>>

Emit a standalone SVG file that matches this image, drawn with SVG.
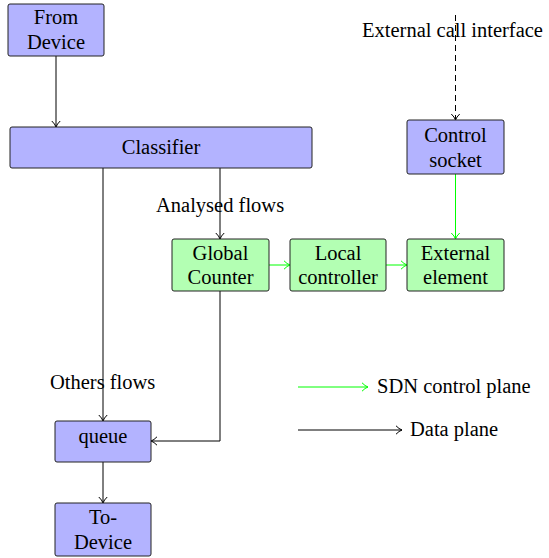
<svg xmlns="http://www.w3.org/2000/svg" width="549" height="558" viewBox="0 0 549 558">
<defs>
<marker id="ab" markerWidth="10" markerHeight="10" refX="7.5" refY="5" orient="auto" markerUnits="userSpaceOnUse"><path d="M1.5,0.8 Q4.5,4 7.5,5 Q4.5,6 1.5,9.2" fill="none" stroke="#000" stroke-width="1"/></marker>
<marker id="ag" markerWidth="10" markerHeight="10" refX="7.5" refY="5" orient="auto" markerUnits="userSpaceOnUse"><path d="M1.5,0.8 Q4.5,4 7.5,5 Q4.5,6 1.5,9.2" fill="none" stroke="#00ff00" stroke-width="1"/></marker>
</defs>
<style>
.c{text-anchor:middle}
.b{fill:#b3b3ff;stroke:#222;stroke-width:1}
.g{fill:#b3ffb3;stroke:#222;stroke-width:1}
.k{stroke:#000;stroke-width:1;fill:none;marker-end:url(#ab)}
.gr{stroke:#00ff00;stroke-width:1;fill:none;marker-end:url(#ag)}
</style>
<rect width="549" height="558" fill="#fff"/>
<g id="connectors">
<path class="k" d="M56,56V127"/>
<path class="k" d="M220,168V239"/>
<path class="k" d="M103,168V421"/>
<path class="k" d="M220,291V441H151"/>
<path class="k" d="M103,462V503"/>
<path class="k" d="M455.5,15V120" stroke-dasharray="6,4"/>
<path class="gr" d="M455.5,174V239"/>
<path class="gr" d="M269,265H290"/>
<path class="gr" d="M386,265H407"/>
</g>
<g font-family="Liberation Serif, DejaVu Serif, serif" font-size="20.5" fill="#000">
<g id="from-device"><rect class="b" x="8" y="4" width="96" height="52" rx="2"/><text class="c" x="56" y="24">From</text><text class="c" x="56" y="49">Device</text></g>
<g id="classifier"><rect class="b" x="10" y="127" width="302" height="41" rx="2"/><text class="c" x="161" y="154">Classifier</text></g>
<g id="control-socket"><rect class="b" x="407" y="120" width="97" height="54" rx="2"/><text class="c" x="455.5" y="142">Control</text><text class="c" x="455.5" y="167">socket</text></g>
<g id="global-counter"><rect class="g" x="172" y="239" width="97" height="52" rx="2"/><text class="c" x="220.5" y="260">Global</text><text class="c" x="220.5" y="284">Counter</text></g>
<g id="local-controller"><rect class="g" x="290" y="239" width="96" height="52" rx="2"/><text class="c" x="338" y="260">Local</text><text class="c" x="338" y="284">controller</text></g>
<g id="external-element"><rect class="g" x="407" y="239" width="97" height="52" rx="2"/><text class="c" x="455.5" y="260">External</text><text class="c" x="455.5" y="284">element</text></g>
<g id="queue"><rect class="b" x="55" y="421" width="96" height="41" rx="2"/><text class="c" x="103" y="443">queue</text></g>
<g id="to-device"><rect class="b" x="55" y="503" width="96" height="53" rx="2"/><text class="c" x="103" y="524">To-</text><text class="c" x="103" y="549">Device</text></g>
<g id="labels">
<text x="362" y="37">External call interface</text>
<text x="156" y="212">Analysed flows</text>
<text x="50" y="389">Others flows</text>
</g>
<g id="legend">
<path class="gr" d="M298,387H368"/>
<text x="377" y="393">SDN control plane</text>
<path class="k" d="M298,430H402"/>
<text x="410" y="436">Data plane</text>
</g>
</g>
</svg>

<<

## Task requirements:
In this exercise, set down all of the data exactly, without the pictures.

## Solution for this exercise:
Emit a standalone SVG file that matches this image, drawn with SVG.
<svg xmlns="http://www.w3.org/2000/svg" width="549" height="558" viewBox="0 0 549 558">
<defs>
<marker id="ab" markerWidth="10" markerHeight="10" refX="7.5" refY="5" orient="auto" markerUnits="userSpaceOnUse"><path d="M1.5,0.8 Q4.5,4 7.5,5 Q4.5,6 1.5,9.2" fill="none" stroke="#000" stroke-width="1"/></marker>
<marker id="ag" markerWidth="10" markerHeight="10" refX="7.5" refY="5" orient="auto" markerUnits="userSpaceOnUse"><path d="M1.5,0.8 Q4.5,4 7.5,5 Q4.5,6 1.5,9.2" fill="none" stroke="#00ff00" stroke-width="1"/></marker>
</defs>
<style>
.c{text-anchor:middle}
.b{fill:#b3b3ff;stroke:#222;stroke-width:1}
.g{fill:#b3ffb3;stroke:#222;stroke-width:1}
.k{stroke:#000;stroke-width:1;fill:none;marker-end:url(#ab)}
.gr{stroke:#00ff00;stroke-width:1;fill:none;marker-end:url(#ag)}
</style>
<rect width="549" height="558" fill="#fff"/>
<g id="connectors">
<path class="k" d="M56,56V127"/>
<path class="k" d="M220,168V239"/>
<path class="k" d="M103,168V421"/>
<path class="k" d="M220,291V441H151"/>
<path class="k" d="M103,462V503"/>
<path class="k" d="M455.5,15V120" stroke-dasharray="6,4"/>
<path class="gr" d="M455.5,174V239"/>
<path class="gr" d="M269,265H290"/>
<path class="gr" d="M386,265H407"/>
</g>
<g font-family="Liberation Serif, DejaVu Serif, serif" font-size="20.5" fill="#000">
<g id="from-device"><rect class="b" x="8" y="4" width="96" height="52" rx="2"/><text class="c" x="56" y="24">From</text><text class="c" x="56" y="49">Device</text></g>
<g id="classifier"><rect class="b" x="10" y="127" width="302" height="41" rx="2"/><text class="c" x="161" y="154">Classifier</text></g>
<g id="control-socket"><rect class="b" x="407" y="120" width="97" height="54" rx="2"/><text class="c" x="455.5" y="142">Control</text><text class="c" x="455.5" y="167">socket</text></g>
<g id="global-counter"><rect class="g" x="172" y="239" width="97" height="52" rx="2"/><text class="c" x="220.5" y="260">Global</text><text class="c" x="220.5" y="284">Counter</text></g>
<g id="local-controller"><rect class="g" x="290" y="239" width="96" height="52" rx="2"/><text class="c" x="338" y="260">Local</text><text class="c" x="338" y="284">controller</text></g>
<g id="external-element"><rect class="g" x="407" y="239" width="97" height="52" rx="2"/><text class="c" x="455.5" y="260">External</text><text class="c" x="455.5" y="284">element</text></g>
<g id="queue"><rect class="b" x="55" y="421" width="96" height="41" rx="2"/><text class="c" x="103" y="443">queue</text></g>
<g id="to-device"><rect class="b" x="55" y="503" width="96" height="53" rx="2"/><text class="c" x="103" y="524">To-</text><text class="c" x="103" y="549">Device</text></g>
<g id="labels">
<text x="362" y="37">External call interface</text>
<text x="156" y="212">Analysed flows</text>
<text x="50" y="389">Others flows</text>
</g>
<g id="legend">
<path class="gr" d="M298,387H368"/>
<text x="377" y="393">SDN control plane</text>
<path class="k" d="M298,430H402"/>
<text x="410" y="436">Data plane</text>
</g>
</g>
</svg>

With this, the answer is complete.